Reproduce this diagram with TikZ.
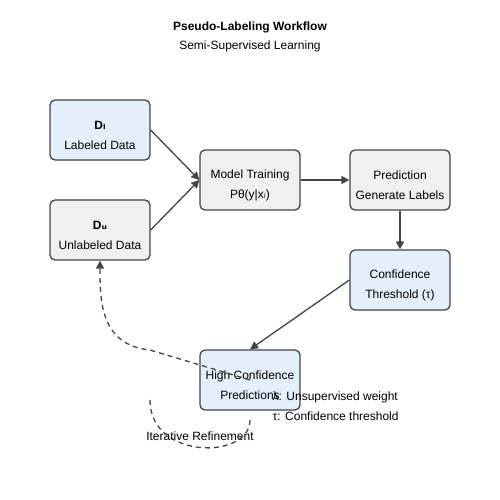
\documentclass[tikz,border=0pt]{standalone}
\usepackage{fontspec}
\setmainfont{Liberation Sans}
\newfontfamily\subfont{DejaVu Sans}
\usetikzlibrary{arrows.meta}
\definecolor{bluefill}{HTML}{E3F0FC}
\definecolor{grayfill}{HTML}{F0F0F0}
\definecolor{edge}{HTML}{444444}
\newcommand{\twolines}[2]{\rule{0pt}{19pt}#1\\#2}
\begin{document}
\begin{tikzpicture}[x=1pt, y=-1pt, line width=1.3pt, >={Triangle[length=8pt,width=8pt]},
	main/.style = {draw=edge, rounded corners=5pt, minimum width=100pt, minimum height=60pt, align=center, font=\fontsize{12}{20}\selectfont},
	lbl/.style = {font=\fontsize{12}{14}\selectfont, inner sep=0pt, anchor=base}]

		\useasboundingbox (0,0) rectangle (500,500);

		\node[lbl, font=\fontsize{12}{14}\bfseries] (title) at (250,31) {Pseudo-Labeling Workflow};
		\node[lbl] (subtitle) at (250,50) {Semi-Supervised Learning};

		\node[main, fill=bluefill] (dl) at (100,130) {\twolines{\textbf{D{\subfont ₗ}}}{Labeled Data}};
		\node[main, fill=grayfill] (du) at (100,230) {\twolines{\textbf{D{\subfont ᵤ}}}{Unlabeled Data}};
		\node[main, fill=grayfill] (train) at (250,180) {\twolines{Model Training}{Pθ(y|x{\subfont ᵢ})}};
		\node[main, fill=grayfill] (pred) at (400,180) {\twolines{Prediction}{Generate Labels}};
		\node[main, fill=bluefill] (conf) at (400,280) {\twolines{Confidence}{Threshold (τ)}};
		\node[main, fill=bluefill] (high) at (250,380) {\twolines{High Confidence}{Predictions}};

		\coordinate (loop1) at (150,400);
		\coordinate (loop2) at (250,420);
		\node[lbl] (iter) at (200,440) {Iterative Refinement};
		\node[lbl, anchor=base west] (lambda) at (272,400) {λ: Unsupervised weight};
		\node[lbl, anchor=base west] (tau) at (272,420) {τ: Confidence threshold};

		\draw[->, edge] (dl.east) -- (train.west);
		\draw[->, edge] (du.east) -- (train.west);
		\draw[->, edge] (train) -- (pred);
		\draw[->, edge] (pred) -- (conf);
		\draw[->, edge] (conf.west) -- (high.north);

		\draw[->, edge, dash pattern=on 5pt off 4pt] (high.center) -- (150,350) .. controls (100,345) and (100,300) .. (du.south);
		\draw[edge, dash pattern=on 5pt off 4pt] (loop1) .. controls (150,460) and (250,460) .. (loop2);
	\end{tikzpicture}
\end{document}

________

> [STATED EXERCISE] From the top of the listing above, repeat each line exactly until you reach the line containing "(subtitle) at (250,50)", and repeat that one too. Leave the pictures out.

> [FINAL ANSWER]
Reproduce this diagram with TikZ.
\documentclass[tikz,border=0pt]{standalone}
\usepackage{fontspec}
\setmainfont{Liberation Sans}
\newfontfamily\subfont{DejaVu Sans}
\usetikzlibrary{arrows.meta}
\definecolor{bluefill}{HTML}{E3F0FC}
\definecolor{grayfill}{HTML}{F0F0F0}
\definecolor{edge}{HTML}{444444}
\newcommand{\twolines}[2]{\rule{0pt}{19pt}#1\\#2}
\begin{document}
\begin{tikzpicture}[x=1pt, y=-1pt, line width=1.3pt, >={Triangle[length=8pt,width=8pt]},
	main/.style = {draw=edge, rounded corners=5pt, minimum width=100pt, minimum height=60pt, align=center, font=\fontsize{12}{20}\selectfont},
	lbl/.style = {font=\fontsize{12}{14}\selectfont, inner sep=0pt, anchor=base}]

		\useasboundingbox (0,0) rectangle (500,500);

		\node[lbl, font=\fontsize{12}{14}\bfseries] (title) at (250,31) {Pseudo-Labeling Workflow};
		\node[lbl] (subtitle) at (250,50) {Semi-Supervised Learning};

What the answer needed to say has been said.